2018’s Brilliantly Rendered Batch

Once again, ShortsHD is bringing this year’s batch of Oscar nominated Live Action and Animated Short Films to a global audience.  In the United States, check your local Landmark theater to see if either Showcase is now playing.  Here’s our rundown of the Animated films, chiming in from all over the globe.  This showcase is planned to play along with three bonus animated short films: Lost Property Office, Coin Operated,  and Achoo.
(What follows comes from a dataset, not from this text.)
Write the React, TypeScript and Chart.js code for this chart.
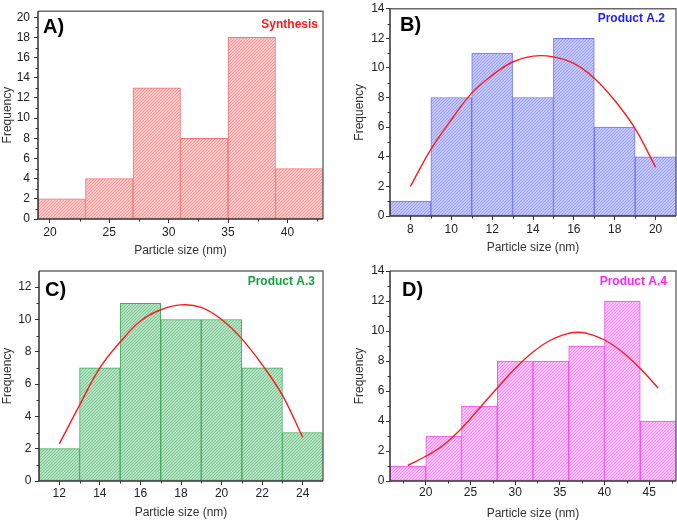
import React, { useEffect, useRef } from 'react';
import { Chart, registerables } from 'chart.js';

Chart.register(...registerables);

// ---------- Panel A: Synthesis ----------
const binStartA = [19, 23, 27, 31, 35, 39];
const countsA = [2, 4, 13, 8, 18, 5];
const binWidthA = 4;
const xRangeA = [19, 43];
const yRangeA = [0, 20.6];
const xTicksA = [20, 25, 30, 35, 40];
const xMinorA = [22.5, 27.5, 32.5, 37.5, 42.5];
const yTicksA = [0, 2, 4, 6, 8, 10, 12, 14, 16, 18, 20];
const yMinorA = [1, 3, 5, 7, 9, 11, 13, 15, 17, 19];
const curveXA: number[] = [];
const curveYA: number[] = [];

// ---------- Panel B: Product A.2 ----------
const binStartB = [7, 9, 11, 13, 15, 17, 19];
const countsB = [1, 8, 11, 8, 12, 6, 4];
const binWidthB = 2;
const xRangeB = [7, 21];
const yRangeB = [0, 14];
const xTicksB = [8, 10, 12, 14, 16, 18, 20];
const xMinorB = [9, 11, 13, 15, 17, 19];
const yTicksB = [0, 2, 4, 6, 8, 10, 12, 14];
const yMinorB = [1, 3, 5, 7, 9, 11, 13];
const curveXB = [8, 9, 10, 11, 12, 13, 14, 15, 16, 17, 18, 19, 20];
const curveYB = [2.0, 4.5, 6.5, 8.3, 9.5, 10.4, 10.8, 10.75, 10.3, 9.3, 7.8, 5.9, 3.3];

// ---------- Panel C: Product A.3 ----------
const binStartC = [11, 13, 15, 17, 19, 21, 23];
const countsC = [2, 7, 11, 10, 10, 7, 3];
const binWidthC = 2;
const xRangeC = [11, 25];
const yRangeC = [0, 13];
const xTicksC = [12, 14, 16, 18, 20, 22, 24];
const xMinorC = [13, 15, 17, 19, 21, 23];
const yTicksC = [0, 2, 4, 6, 8, 10, 12];
const yMinorC = [1, 3, 5, 7, 9, 11];
const curveXC = [12, 13, 14, 15, 16, 17, 18, 19, 20, 21, 22, 23, 24];
const curveYC = [2.3, 4.7, 7.0, 8.6, 9.9, 10.6, 10.9, 10.75, 10.0, 8.8, 7.2, 5.3, 2.7];

// ---------- Panel D: Product A.4 ----------
const binStartD = [16, 20, 24, 28, 32, 36, 40, 44];
const countsD = [1, 3, 5, 8, 8, 9, 12, 4];
const binWidthD = 4;
const xRangeD = [16, 48];
const yRangeD = [0, 14];
const xTicksD = [20, 25, 30, 35, 40, 45];
const xMinorD = [17.5, 22.5, 27.5, 32.5, 37.5, 42.5, 47.5];
const yTicksD = [0, 2, 4, 6, 8, 10, 12, 14];
const yMinorD = [1, 3, 5, 7, 9, 11, 13];
const curveXD = [18, 20, 22, 24, 26, 28, 30, 32, 34, 36, 37, 38, 40, 42, 44, 46];
const curveYD = [1.05, 1.65, 2.4, 3.5, 4.85, 6.2, 7.5, 8.6, 9.4, 9.85, 9.92, 9.85, 9.4, 8.6, 7.5, 6.2];

const xTitle = 'Particle size (nm)';
const yTitle = 'Frequency';

const FONT = '"Liberation Sans", Arial, sans-serif';

type PanelCfg = {
  key: string;
  letter: string;
  label: string;
  labelColor: string;
  starts: number[];
  counts: number[];
  binWidth: number;
  xRange: number[];
  yRange: number[];
  xTicks: number[];
  xMinor: number[];
  yTicks: number[];
  yMinor: number[];
  curveX: number[];
  curveY: number[];
  box: { x: number; y: number; w: number; h: number };
  pad: { left: number; right: number; top: number; bottom: number };
  yW: number;
  xH: number;
  yTitlePad: number;
  xTitlePad: number;
  yTickPad: number;
  xTickPad: number;
  hatchBg: string;
  hatchLine: string;
  border: string;
  letterDx: number;
  letterDy: number;
  labelDx: number;
  labelDy: number;
};

const panels: PanelCfg[] = [
  {
    key: 'A', letter: 'A)', label: 'Synthesis', labelColor: '#ff1a1a',
    starts: binStartA, counts: countsA, binWidth: binWidthA, xRange: xRangeA, yRange: yRangeA,
    xTicks: xTicksA, xMinor: xMinorA, yTicks: yTicksA, yMinor: yMinorA, curveX: curveXA, curveY: curveYA,
    box: { x: 0, y: 0, w: 338, h: 260 },
    pad: { left: 0, right: 15, top: 8, bottom: 0 }, yW: 38, xH: 41,
    yTitlePad: 0, xTitlePad: 2, yTickPad: 4, xTickPad: 2,
    hatchBg: '#fac6c6', hatchLine: '#f39a9a', border: '#f47474',
    letterDx: 5, letterDy: 22, labelDx: 5, labelDy: 13,
  },
  {
    key: 'B', letter: 'B)', label: 'Product A.2', labelColor: '#2020ff',
    starts: binStartB, counts: countsB, binWidth: binWidthB, xRange: xRangeB, yRange: yRangeB,
    xTicks: xTicksB, xMinor: xMinorB, yTicks: yTicksB, yMinor: yMinorB, curveX: curveXB, curveY: curveYB,
    box: { x: 338, y: 0, w: 339, h: 260 },
    pad: { left: 0, right: 1, top: 6, bottom: 0 }, yW: 52, xH: 44,
    yTitlePad: 14, xTitlePad: 5, yTickPad: 1.5, xTickPad: 2,
    hatchBg: '#c3c6f8', hatchLine: '#9ca0f1', border: '#7074f2',
    letterDx: 10, letterDy: 22, labelDx: 11, labelDy: 10,
  },
  {
    key: 'C', letter: 'C)', label: 'Product A.3', labelColor: '#18a040',
    starts: binStartC, counts: countsC, binWidth: binWidthC, xRange: xRangeC, yRange: yRangeC,
    xTicks: xTicksC, xMinor: xMinorC, yTicks: yTicksC, yMinor: yMinorC, curveX: curveXC, curveY: curveYC,
    box: { x: 0, y: 260, w: 338, h: 261 },
    pad: { left: 0, right: 15, top: 11, bottom: 0 }, yW: 39, xH: 40,
    yTitlePad: 0, xTitlePad: 1, yTickPad: 3.5, xTickPad: 1,
    hatchBg: '#b4e2c2', hatchLine: '#7ac792', border: '#44a862',
    letterDx: 6, letterDy: 25, labelDx: 8, labelDy: 11,
  },
  {
    key: 'D', letter: 'D)', label: 'Product A.4', labelColor: '#ff20ff',
    starts: binStartD, counts: countsD, binWidth: binWidthD, xRange: xRangeD, yRange: yRangeD,
    xTicks: xTicksD, xMinor: xMinorD, yTicks: yTicksD, yMinor: yMinorD, curveX: curveXD, curveY: curveYD,
    box: { x: 338, y: 260, w: 339, h: 261 },
    pad: { left: 0, right: 1, top: 11, bottom: 0 }, yW: 52, xH: 40,
    yTitlePad: 14, xTitlePad: 0, yTickPad: 1.5, xTickPad: 0.5,
    hatchBg: '#f9c0f9', hatchLine: '#f290f2', border: '#f050f0',
    letterDx: 12, letterDy: 25, labelDx: 9, labelDy: 11,
  },
];

function makeHatch(bg: string, line: string): CanvasPattern | string {
  const c = document.createElement('canvas');
  c.width = 3;
  c.height = 3;
  const g = c.getContext('2d');
  if (!g) return bg;
  for (let x = 0; x < 3; x++) {
    for (let y = 0; y < 3; y++) {
      g.fillStyle = (x + y) % 3 === 2 ? line : bg;
      g.fillRect(x, y, 1, 1);
    }
  }
  return g.createPattern(c, 'repeat') || bg;
}

function Panel({ cfg }: { cfg: PanelCfg }) {
  const ref = useRef<HTMLCanvasElement>(null);

  useEffect(() => {
    if (!ref.current) return;
    const barData = cfg.starts.map((s, i) => ({ x: s + cfg.binWidth / 2, y: cfg.counts[i] }));
    const curveData = cfg.curveX.map((x, i) => ({ x, y: cfg.curveY[i] }));

    const framePlugin = {
      id: 'frame' + cfg.key,
      afterDatasetsDraw(chart: any) {
        const { ctx, chartArea, scales } = chart;
        const { left, right, top, bottom } = chartArea;
        ctx.save();
        ctx.strokeStyle = '#333';
        ctx.lineWidth = 1;
        ctx.beginPath();
        cfg.xMinor.forEach((v) => {
          const x = Math.round(scales.x.getPixelForValue(v)) + 0.5;
          ctx.moveTo(x, bottom);
          ctx.lineTo(x, bottom + 2.5);
        });
        cfg.yMinor.forEach((v) => {
          const y = Math.round(scales.y.getPixelForValue(v)) + 0.5;
          ctx.moveTo(left, y);
          ctx.lineTo(left - 2.5, y);
        });
        ctx.stroke();
        ctx.strokeStyle = '#6a6a6a';
        ctx.lineWidth = 1.4;
        ctx.beginPath();
        ctx.moveTo(left, top);
        ctx.lineTo(right, top);
        ctx.lineTo(right, bottom);
        ctx.stroke();
        ctx.strokeStyle = '#333';
        ctx.lineWidth = 1.5;
        ctx.beginPath();
        ctx.moveTo(left, top);
        ctx.lineTo(left, bottom);
        ctx.lineTo(right, bottom);
        ctx.stroke();
        ctx.restore();
      },
      afterDraw(chart: any) {
        const { ctx, chartArea } = chart;
        const { left, right, top } = chartArea;
        ctx.save();
        ctx.fillStyle = '#000';
        ctx.font = 'bold 20px ' + FONT;
        ctx.textAlign = 'left';
        ctx.textBaseline = 'alphabetic';
        ctx.fillText(cfg.letter, left + cfg.letterDx, top + cfg.letterDy);
        ctx.fillStyle = cfg.labelColor;
        ctx.font = 'bold 12px ' + FONT;
        ctx.textAlign = 'right';
        ctx.textBaseline = 'middle';
        ctx.fillText(cfg.label, right - cfg.labelDx, top + cfg.labelDy);
        ctx.restore();
      },
    };

    const tickFont = { family: FONT, size: 12 };
    const datasets: any[] = [];
    if (curveData.length) {
      datasets.push({
        type: 'line',
        data: curveData,
        borderColor: '#ff1a1a',
        borderWidth: 1.4,
        pointRadius: 0,
        tension: 0.4,
        fill: false,
        order: 0,
      });
    }
    datasets.push({
      type: 'bar',
      data: barData,
      backgroundColor: makeHatch(cfg.hatchBg, cfg.hatchLine),
      borderColor: cfg.border,
      borderWidth: 1,
      borderSkipped: false,
      barPercentage: 1,
      categoryPercentage: 1,
      order: 1,
    });

    const chart = new Chart(ref.current, {
      type: 'bar',
      data: { datasets },
      options: {
        animation: false,
        responsive: false,
        maintainAspectRatio: false,
        devicePixelRatio: 1,
        layout: { padding: cfg.pad },
        plugins: { legend: { display: false }, tooltip: { enabled: false }, title: { display: false } },
        scales: {
          x: {
            type: 'linear',
            min: cfg.xRange[0],
            max: cfg.xRange[1],
            offset: false,
            afterBuildTicks: (s: any) => {
              s.ticks = cfg.xTicks.map((v) => ({ value: v }));
            },
            afterFit: (s: any) => {
              s.height = cfg.xH;
            },
            grid: { display: true, offset: false, drawOnChartArea: false, drawTicks: true, tickLength: 4, tickColor: '#333', tickWidth: 1 },
            border: { display: false },
            ticks: { font: tickFont, color: '#222', padding: cfg.xTickPad, maxRotation: 0, autoSkip: false },
            title: { display: true, text: xTitle, font: { family: FONT, size: 12 }, color: '#333', padding: { top: 0, bottom: cfg.xTitlePad } },
          },
          y: {
            type: 'linear',
            min: cfg.yRange[0],
            max: cfg.yRange[1],
            afterBuildTicks: (s: any) => {
              s.ticks = cfg.yTicks.map((v) => ({ value: v }));
            },
            afterFit: (s: any) => {
              s.width = cfg.yW;
            },
            grid: { display: true, drawOnChartArea: false, drawTicks: true, tickLength: 4, tickColor: '#333', tickWidth: 1 },
            border: { display: false },
            ticks: { font: tickFont, color: '#222', padding: cfg.yTickPad, autoSkip: false },
            title: { display: true, text: yTitle, font: { family: FONT, size: 12 }, color: '#333', padding: { top: cfg.yTitlePad, bottom: 0 } },
          },
        },
      } as any,
      plugins: [framePlugin],
    });
    return () => chart.destroy();
  }, [cfg]);

  return (
    <canvas
      ref={ref}
      width={cfg.box.w}
      height={cfg.box.h}
      style={{ position: 'absolute', left: cfg.box.x, top: cfg.box.y, width: cfg.box.w, height: cfg.box.h, display: 'block' }}
    />
  );
}

export default function App() {
  return (
    <div style={{ position: 'fixed', left: 0, top: 0, width: 677, height: 521, background: '#fff', overflow: 'hidden' }}>
      {panels.map((p) => (
        <Panel key={p.key} cfg={p} />
      ))}
    </div>
  );
}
Contributing reviewers include Taylor Blake, Jeffrey Knight, Krystal Lyon, and Anna Drehmer.  Get an edge in your Oscar pool, and more importantly, be informed about some solid, if short, cinema that is being celebrated:

 

Dear Basketball

Glen Keane and Kobe Bryant, USA, 5 minutes

Kobe Bryant…Oscar-winner? Yes, this is a world we may be living in come March 4th. Truth be told, I started to roll my eyes when this short started with Bryant winning in a buzzer-beater slam dunk. Is this a short all about how legendary Kobe Bryant is to the game of basketball? In a short created, narrated, produced by…Kobe Bryant?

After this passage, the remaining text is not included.